Records excerpted from a collection:
◇ ◇ ◇ ◇
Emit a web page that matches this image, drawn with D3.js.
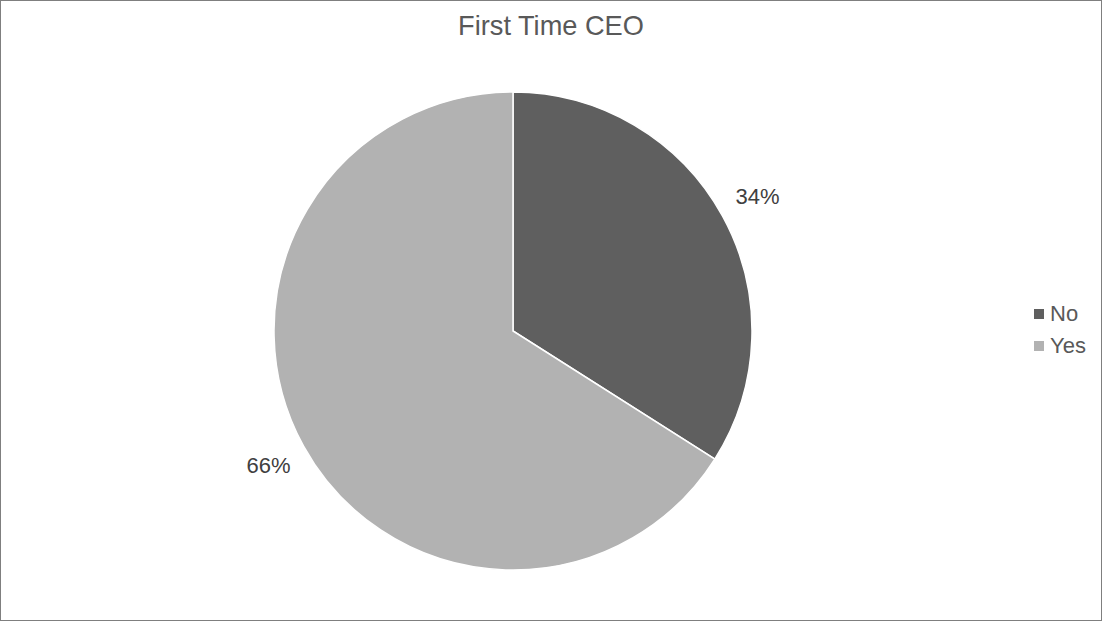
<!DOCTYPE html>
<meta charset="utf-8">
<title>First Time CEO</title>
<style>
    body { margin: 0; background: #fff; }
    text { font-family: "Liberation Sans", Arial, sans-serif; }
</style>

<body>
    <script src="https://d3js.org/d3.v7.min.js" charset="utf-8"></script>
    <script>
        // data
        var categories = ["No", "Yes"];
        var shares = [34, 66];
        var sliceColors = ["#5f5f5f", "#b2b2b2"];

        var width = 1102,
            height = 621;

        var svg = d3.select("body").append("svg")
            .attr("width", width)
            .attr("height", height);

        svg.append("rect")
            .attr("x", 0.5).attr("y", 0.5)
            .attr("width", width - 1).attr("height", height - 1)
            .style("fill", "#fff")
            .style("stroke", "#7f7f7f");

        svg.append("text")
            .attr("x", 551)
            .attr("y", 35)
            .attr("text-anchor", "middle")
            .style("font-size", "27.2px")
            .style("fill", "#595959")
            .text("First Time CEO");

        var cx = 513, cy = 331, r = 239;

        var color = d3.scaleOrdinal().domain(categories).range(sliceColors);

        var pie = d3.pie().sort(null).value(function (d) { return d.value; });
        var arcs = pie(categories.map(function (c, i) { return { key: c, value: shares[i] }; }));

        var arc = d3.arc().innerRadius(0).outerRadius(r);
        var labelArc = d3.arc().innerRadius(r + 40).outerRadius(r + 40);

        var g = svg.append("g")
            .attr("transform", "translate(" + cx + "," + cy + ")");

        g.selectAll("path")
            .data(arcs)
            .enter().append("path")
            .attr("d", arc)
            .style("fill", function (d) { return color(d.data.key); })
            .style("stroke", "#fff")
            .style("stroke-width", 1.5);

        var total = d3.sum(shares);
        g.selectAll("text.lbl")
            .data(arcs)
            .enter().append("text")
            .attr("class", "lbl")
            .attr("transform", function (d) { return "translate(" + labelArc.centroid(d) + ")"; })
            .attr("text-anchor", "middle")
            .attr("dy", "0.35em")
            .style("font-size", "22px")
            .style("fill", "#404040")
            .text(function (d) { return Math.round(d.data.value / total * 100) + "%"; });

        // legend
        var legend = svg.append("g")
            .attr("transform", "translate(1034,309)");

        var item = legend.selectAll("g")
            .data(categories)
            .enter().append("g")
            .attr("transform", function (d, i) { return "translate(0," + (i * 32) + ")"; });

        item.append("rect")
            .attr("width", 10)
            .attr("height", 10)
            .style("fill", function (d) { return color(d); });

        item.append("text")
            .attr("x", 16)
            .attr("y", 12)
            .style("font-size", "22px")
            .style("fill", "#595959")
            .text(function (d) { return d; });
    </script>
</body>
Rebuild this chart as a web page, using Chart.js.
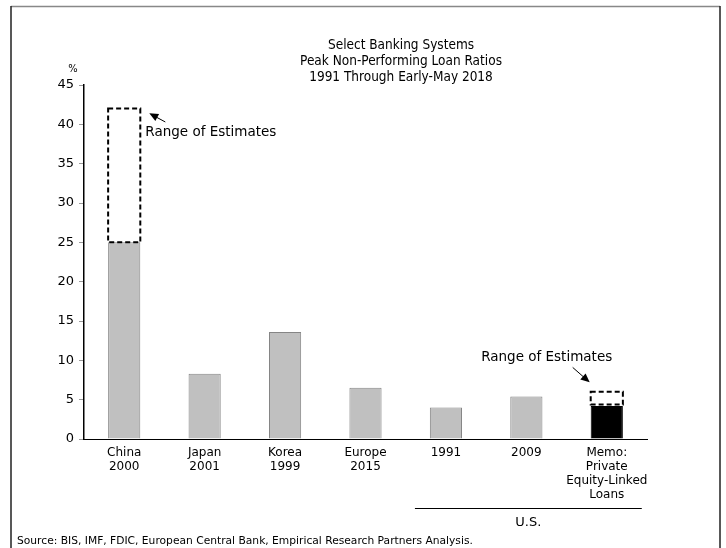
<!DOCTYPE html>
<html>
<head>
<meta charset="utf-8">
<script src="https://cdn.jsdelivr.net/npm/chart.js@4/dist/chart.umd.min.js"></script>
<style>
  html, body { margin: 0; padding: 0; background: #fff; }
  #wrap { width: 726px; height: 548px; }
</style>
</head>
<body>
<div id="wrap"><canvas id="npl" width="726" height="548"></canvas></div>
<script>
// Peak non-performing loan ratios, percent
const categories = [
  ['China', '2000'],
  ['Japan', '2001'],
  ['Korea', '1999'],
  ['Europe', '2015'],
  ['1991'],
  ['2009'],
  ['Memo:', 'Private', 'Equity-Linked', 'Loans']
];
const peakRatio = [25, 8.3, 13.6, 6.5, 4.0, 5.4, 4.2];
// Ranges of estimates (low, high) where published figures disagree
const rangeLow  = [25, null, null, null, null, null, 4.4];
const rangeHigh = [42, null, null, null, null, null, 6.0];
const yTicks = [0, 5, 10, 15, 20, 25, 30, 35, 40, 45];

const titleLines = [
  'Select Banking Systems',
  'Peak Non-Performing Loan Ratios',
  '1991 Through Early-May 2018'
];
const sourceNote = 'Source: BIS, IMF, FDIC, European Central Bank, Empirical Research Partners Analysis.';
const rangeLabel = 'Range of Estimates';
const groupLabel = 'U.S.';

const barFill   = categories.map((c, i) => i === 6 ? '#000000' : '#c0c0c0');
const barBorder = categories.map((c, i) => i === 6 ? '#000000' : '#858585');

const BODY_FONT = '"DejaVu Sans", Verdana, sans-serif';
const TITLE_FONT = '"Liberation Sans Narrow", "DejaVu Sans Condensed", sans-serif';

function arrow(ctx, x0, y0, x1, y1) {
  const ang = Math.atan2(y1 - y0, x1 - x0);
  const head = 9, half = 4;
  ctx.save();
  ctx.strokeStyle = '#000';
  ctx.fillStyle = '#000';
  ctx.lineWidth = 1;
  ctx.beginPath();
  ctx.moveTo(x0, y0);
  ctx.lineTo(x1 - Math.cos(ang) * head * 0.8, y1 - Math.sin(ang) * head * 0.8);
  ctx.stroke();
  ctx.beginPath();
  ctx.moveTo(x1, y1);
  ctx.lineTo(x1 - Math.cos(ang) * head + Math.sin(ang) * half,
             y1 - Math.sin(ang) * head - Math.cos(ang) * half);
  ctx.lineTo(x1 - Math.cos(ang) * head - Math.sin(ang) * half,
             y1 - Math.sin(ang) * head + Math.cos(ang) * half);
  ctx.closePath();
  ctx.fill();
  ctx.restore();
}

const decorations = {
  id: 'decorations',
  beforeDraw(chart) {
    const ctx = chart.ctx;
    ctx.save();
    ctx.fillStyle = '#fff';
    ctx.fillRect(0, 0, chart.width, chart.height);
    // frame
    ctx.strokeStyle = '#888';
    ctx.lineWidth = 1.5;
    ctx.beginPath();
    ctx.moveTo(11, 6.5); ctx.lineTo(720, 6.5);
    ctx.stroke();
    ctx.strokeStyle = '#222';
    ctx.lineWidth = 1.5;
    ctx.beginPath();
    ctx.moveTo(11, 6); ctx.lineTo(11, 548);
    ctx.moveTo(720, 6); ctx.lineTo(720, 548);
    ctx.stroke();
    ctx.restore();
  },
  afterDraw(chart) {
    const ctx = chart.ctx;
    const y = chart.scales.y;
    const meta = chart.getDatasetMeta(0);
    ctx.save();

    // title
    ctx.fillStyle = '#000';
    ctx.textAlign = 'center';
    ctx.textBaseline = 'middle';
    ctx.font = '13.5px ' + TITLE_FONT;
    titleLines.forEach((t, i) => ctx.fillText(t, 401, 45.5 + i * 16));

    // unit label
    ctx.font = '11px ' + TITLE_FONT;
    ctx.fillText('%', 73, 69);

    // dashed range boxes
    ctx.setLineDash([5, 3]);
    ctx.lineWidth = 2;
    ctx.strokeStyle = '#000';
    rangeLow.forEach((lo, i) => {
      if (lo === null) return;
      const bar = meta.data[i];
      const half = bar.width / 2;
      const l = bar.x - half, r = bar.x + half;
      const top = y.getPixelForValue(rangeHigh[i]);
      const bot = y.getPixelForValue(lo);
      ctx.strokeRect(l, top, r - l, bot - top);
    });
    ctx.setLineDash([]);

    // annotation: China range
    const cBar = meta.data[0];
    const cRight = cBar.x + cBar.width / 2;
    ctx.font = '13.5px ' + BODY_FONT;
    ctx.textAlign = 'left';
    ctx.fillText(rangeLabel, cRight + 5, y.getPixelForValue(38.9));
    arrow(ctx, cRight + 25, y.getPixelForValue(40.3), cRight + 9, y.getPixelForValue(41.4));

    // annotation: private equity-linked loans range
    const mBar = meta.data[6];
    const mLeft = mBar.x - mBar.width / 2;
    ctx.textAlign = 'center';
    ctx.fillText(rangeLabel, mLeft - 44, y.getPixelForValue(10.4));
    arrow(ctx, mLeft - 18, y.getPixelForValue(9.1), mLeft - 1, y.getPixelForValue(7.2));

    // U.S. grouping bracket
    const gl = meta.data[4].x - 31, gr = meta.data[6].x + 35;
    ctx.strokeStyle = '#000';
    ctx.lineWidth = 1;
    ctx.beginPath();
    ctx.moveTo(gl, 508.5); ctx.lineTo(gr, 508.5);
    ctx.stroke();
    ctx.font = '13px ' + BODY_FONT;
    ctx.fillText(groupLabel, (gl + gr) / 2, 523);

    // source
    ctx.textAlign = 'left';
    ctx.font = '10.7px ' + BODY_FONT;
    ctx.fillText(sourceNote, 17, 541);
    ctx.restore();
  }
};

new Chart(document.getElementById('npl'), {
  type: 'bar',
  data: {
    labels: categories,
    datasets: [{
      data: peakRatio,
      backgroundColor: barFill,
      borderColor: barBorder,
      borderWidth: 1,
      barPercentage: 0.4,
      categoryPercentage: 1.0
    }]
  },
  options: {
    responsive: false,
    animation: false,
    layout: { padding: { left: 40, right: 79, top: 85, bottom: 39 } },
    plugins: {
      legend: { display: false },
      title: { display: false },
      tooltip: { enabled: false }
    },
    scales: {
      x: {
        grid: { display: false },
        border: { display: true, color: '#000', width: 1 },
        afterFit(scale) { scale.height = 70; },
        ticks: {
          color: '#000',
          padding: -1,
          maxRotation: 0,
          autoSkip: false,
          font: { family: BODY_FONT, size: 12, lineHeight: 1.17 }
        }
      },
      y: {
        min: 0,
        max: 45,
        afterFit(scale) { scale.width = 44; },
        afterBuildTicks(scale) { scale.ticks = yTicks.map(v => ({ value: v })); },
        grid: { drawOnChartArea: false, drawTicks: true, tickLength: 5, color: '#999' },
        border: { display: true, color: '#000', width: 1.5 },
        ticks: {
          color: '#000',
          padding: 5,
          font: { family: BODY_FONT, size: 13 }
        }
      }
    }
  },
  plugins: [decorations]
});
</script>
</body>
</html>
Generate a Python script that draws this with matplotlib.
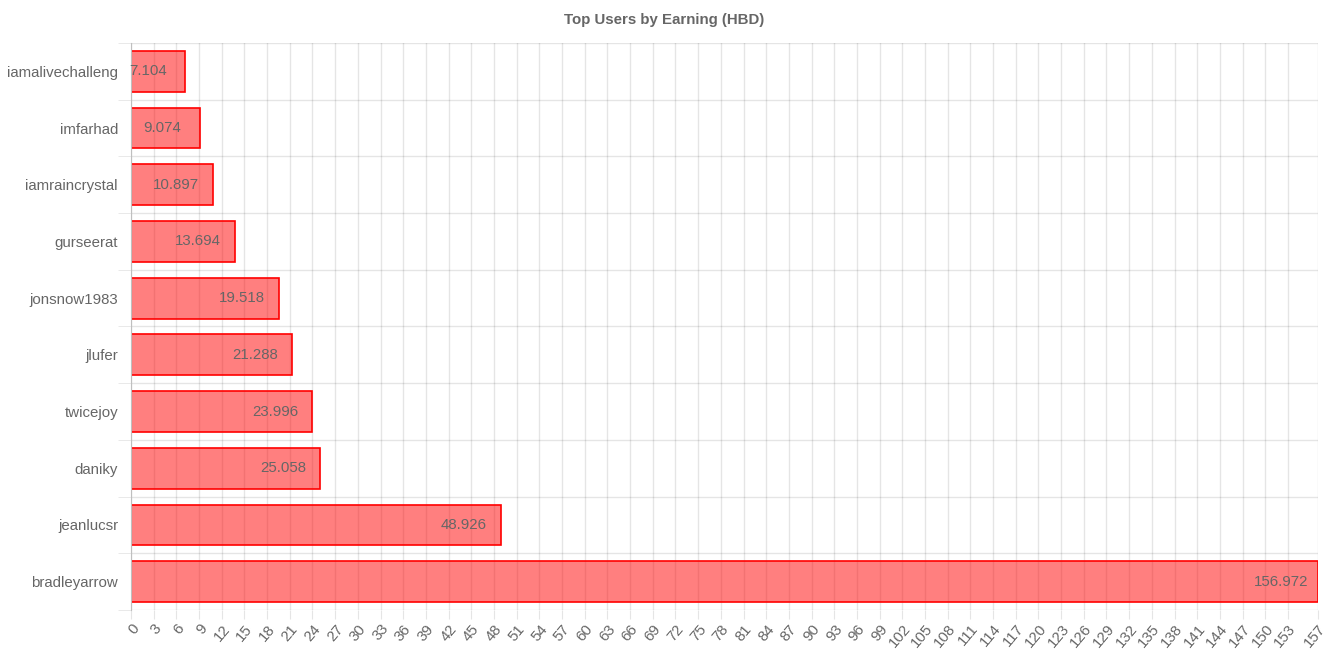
◇ ◇ ◇ ◇
→ Task description: Your answer should be one number: how many lines of the listing include the word "this".

→ Output of the task: 3